(Requirement): Every entry below should be repeated exactly; the pictures should not.

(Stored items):
# # # # # # #
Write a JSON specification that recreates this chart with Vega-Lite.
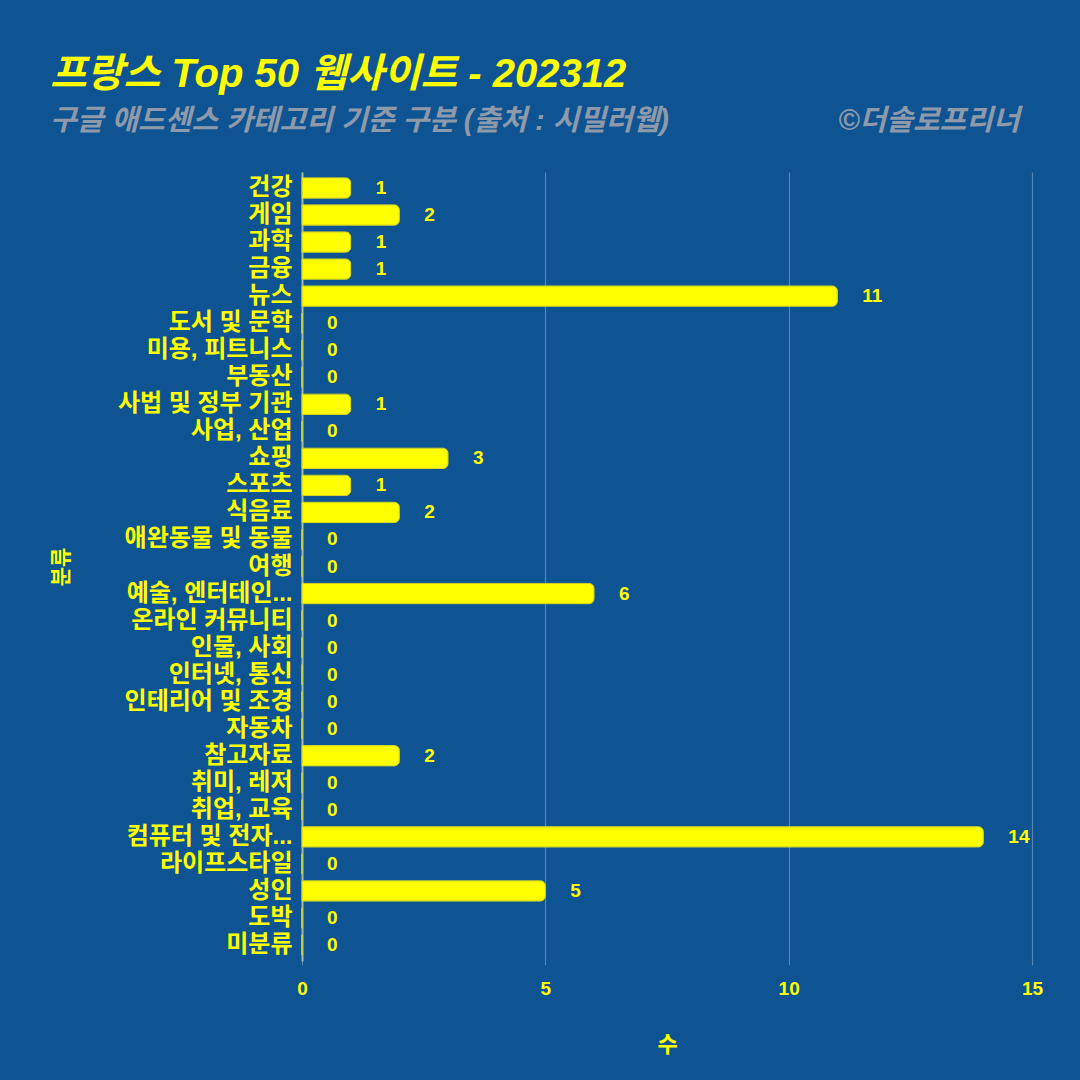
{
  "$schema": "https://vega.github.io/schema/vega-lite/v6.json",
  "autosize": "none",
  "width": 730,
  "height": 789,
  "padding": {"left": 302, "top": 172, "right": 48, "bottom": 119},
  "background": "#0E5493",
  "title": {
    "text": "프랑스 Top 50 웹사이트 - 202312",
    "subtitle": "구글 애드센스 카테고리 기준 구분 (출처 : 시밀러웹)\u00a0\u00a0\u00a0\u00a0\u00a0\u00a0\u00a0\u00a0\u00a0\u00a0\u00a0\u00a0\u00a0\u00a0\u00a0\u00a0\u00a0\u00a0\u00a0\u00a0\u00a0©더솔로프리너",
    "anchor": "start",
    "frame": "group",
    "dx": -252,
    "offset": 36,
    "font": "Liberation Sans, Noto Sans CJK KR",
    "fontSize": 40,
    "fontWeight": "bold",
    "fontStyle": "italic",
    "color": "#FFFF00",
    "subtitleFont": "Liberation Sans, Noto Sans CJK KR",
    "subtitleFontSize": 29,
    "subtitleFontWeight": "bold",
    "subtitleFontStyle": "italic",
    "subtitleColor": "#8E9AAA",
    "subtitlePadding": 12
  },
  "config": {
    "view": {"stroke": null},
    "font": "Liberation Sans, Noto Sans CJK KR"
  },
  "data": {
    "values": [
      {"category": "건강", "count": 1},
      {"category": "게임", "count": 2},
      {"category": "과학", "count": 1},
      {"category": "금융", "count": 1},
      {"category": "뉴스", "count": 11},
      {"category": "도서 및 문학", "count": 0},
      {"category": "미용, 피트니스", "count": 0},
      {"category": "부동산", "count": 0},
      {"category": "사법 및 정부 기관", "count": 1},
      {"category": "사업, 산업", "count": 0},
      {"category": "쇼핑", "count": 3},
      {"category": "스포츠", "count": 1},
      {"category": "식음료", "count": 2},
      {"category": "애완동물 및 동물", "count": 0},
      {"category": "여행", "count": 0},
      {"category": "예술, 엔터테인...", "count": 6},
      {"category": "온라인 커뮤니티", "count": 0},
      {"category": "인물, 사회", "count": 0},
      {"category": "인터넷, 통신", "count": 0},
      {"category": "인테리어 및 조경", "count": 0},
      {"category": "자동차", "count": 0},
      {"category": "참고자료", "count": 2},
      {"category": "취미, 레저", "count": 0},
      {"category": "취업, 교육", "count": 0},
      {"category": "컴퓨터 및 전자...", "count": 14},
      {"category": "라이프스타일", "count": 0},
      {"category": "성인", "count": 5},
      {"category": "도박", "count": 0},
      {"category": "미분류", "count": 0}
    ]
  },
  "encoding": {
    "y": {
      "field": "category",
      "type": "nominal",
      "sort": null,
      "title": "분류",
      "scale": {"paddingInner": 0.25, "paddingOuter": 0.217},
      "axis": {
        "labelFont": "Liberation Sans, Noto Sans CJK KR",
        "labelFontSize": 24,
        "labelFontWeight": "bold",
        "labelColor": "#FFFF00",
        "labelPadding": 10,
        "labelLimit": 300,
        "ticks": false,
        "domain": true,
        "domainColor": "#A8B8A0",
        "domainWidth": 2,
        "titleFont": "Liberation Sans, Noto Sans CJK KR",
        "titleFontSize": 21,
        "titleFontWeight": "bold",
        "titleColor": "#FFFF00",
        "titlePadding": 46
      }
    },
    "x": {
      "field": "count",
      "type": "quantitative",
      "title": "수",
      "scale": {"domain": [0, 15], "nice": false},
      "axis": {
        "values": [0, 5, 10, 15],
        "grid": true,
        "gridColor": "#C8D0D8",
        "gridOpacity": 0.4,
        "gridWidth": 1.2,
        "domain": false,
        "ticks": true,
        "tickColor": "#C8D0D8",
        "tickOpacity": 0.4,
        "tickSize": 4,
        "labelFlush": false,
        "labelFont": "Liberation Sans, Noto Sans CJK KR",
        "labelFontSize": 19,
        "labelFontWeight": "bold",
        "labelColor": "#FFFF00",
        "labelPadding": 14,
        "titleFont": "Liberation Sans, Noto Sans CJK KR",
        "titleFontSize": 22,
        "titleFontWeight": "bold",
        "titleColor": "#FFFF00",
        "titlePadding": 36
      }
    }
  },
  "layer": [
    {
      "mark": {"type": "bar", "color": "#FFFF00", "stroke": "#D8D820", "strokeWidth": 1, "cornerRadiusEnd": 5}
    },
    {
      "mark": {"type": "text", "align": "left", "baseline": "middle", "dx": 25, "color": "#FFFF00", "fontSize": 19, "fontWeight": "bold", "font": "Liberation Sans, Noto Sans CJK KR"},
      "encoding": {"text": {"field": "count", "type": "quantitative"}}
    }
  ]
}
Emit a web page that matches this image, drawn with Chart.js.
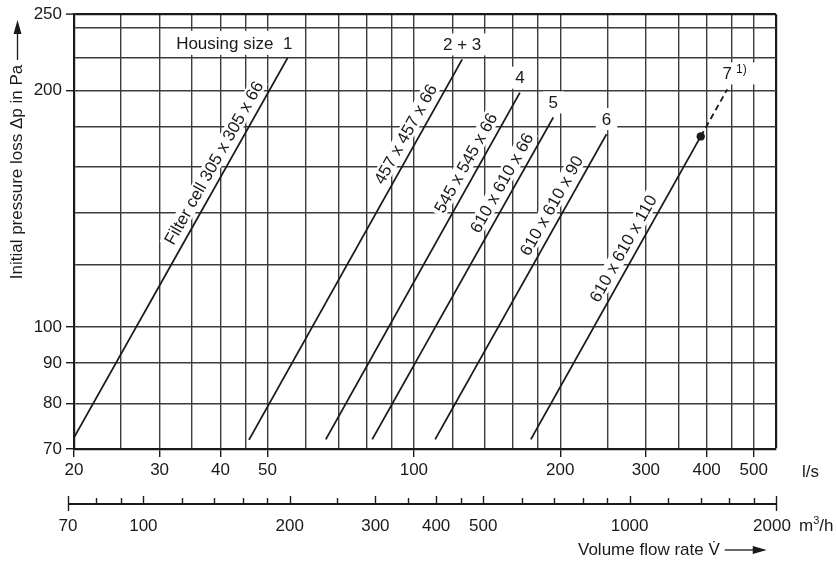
# # # # # # #
(Answer to this problem):
Write a JSON specification that recreates this chart with Vega-Lite.
{
  "$schema": "https://vega.github.io/schema/vega-lite/v6.json",
  "autosize": "none",
  "width": 730,
  "height": 789,
  "padding": {"left": 302, "top": 172, "right": 48, "bottom": 119},
  "background": "#0E5493",
  "title": {
    "text": "프랑스 Top 50 웹사이트 - 202312",
    "subtitle": "구글 애드센스 카테고리 기준 구분 (출처 : 시밀러웹)\u00a0\u00a0\u00a0\u00a0\u00a0\u00a0\u00a0\u00a0\u00a0\u00a0\u00a0\u00a0\u00a0\u00a0\u00a0\u00a0\u00a0\u00a0\u00a0\u00a0\u00a0©더솔로프리너",
    "anchor": "start",
    "frame": "group",
    "dx": -252,
    "offset": 36,
    "font": "Liberation Sans, Noto Sans CJK KR",
    "fontSize": 40,
    "fontWeight": "bold",
    "fontStyle": "italic",
    "color": "#FFFF00",
    "subtitleFont": "Liberation Sans, Noto Sans CJK KR",
    "subtitleFontSize": 29,
    "subtitleFontWeight": "bold",
    "subtitleFontStyle": "italic",
    "subtitleColor": "#8E9AAA",
    "subtitlePadding": 12
  },
  "config": {
    "view": {"stroke": null},
    "font": "Liberation Sans, Noto Sans CJK KR"
  },
  "data": {
    "values": [
      {"category": "건강", "count": 1},
      {"category": "게임", "count": 2},
      {"category": "과학", "count": 1},
      {"category": "금융", "count": 1},
      {"category": "뉴스", "count": 11},
      {"category": "도서 및 문학", "count": 0},
      {"category": "미용, 피트니스", "count": 0},
      {"category": "부동산", "count": 0},
      {"category": "사법 및 정부 기관", "count": 1},
      {"category": "사업, 산업", "count": 0},
      {"category": "쇼핑", "count": 3},
      {"category": "스포츠", "count": 1},
      {"category": "식음료", "count": 2},
      {"category": "애완동물 및 동물", "count": 0},
      {"category": "여행", "count": 0},
      {"category": "예술, 엔터테인...", "count": 6},
      {"category": "온라인 커뮤니티", "count": 0},
      {"category": "인물, 사회", "count": 0},
      {"category": "인터넷, 통신", "count": 0},
      {"category": "인테리어 및 조경", "count": 0},
      {"category": "자동차", "count": 0},
      {"category": "참고자료", "count": 2},
      {"category": "취미, 레저", "count": 0},
      {"category": "취업, 교육", "count": 0},
      {"category": "컴퓨터 및 전자...", "count": 14},
      {"category": "라이프스타일", "count": 0},
      {"category": "성인", "count": 5},
      {"category": "도박", "count": 0},
      {"category": "미분류", "count": 0}
    ]
  },
  "encoding": {
    "y": {
      "field": "category",
      "type": "nominal",
      "sort": null,
      "title": "분류",
      "scale": {"paddingInner": 0.25, "paddingOuter": 0.217},
      "axis": {
        "labelFont": "Liberation Sans, Noto Sans CJK KR",
        "labelFontSize": 24,
        "labelFontWeight": "bold",
        "labelColor": "#FFFF00",
        "labelPadding": 10,
        "labelLimit": 300,
        "ticks": false,
        "domain": true,
        "domainColor": "#A8B8A0",
        "domainWidth": 2,
        "titleFont": "Liberation Sans, Noto Sans CJK KR",
        "titleFontSize": 21,
        "titleFontWeight": "bold",
        "titleColor": "#FFFF00",
        "titlePadding": 46
      }
    },
    "x": {
      "field": "count",
      "type": "quantitative",
      "title": "수",
      "scale": {"domain": [0, 15], "nice": false},
      "axis": {
        "values": [0, 5, 10, 15],
        "grid": true,
        "gridColor": "#C8D0D8",
        "gridOpacity": 0.4,
        "gridWidth": 1.2,
        "domain": false,
        "ticks": true,
        "tickColor": "#C8D0D8",
        "tickOpacity": 0.4,
        "tickSize": 4,
        "labelFlush": false,
        "labelFont": "Liberation Sans, Noto Sans CJK KR",
        "labelFontSize": 19,
        "labelFontWeight": "bold",
        "labelColor": "#FFFF00",
        "labelPadding": 14,
        "titleFont": "Liberation Sans, Noto Sans CJK KR",
        "titleFontSize": 22,
        "titleFontWeight": "bold",
        "titleColor": "#FFFF00",
        "titlePadding": 36
      }
    }
  },
  "layer": [
    {
      "mark": {"type": "bar", "color": "#FFFF00", "stroke": "#D8D820", "strokeWidth": 1, "cornerRadiusEnd": 5}
    },
    {
      "mark": {"type": "text", "align": "left", "baseline": "middle", "dx": 25, "color": "#FFFF00", "fontSize": 19, "fontWeight": "bold", "font": "Liberation Sans, Noto Sans CJK KR"},
      "encoding": {"text": {"field": "count", "type": "quantitative"}}
    }
  ]
}
Emit a web page that matches this image, drawn with Chart.js.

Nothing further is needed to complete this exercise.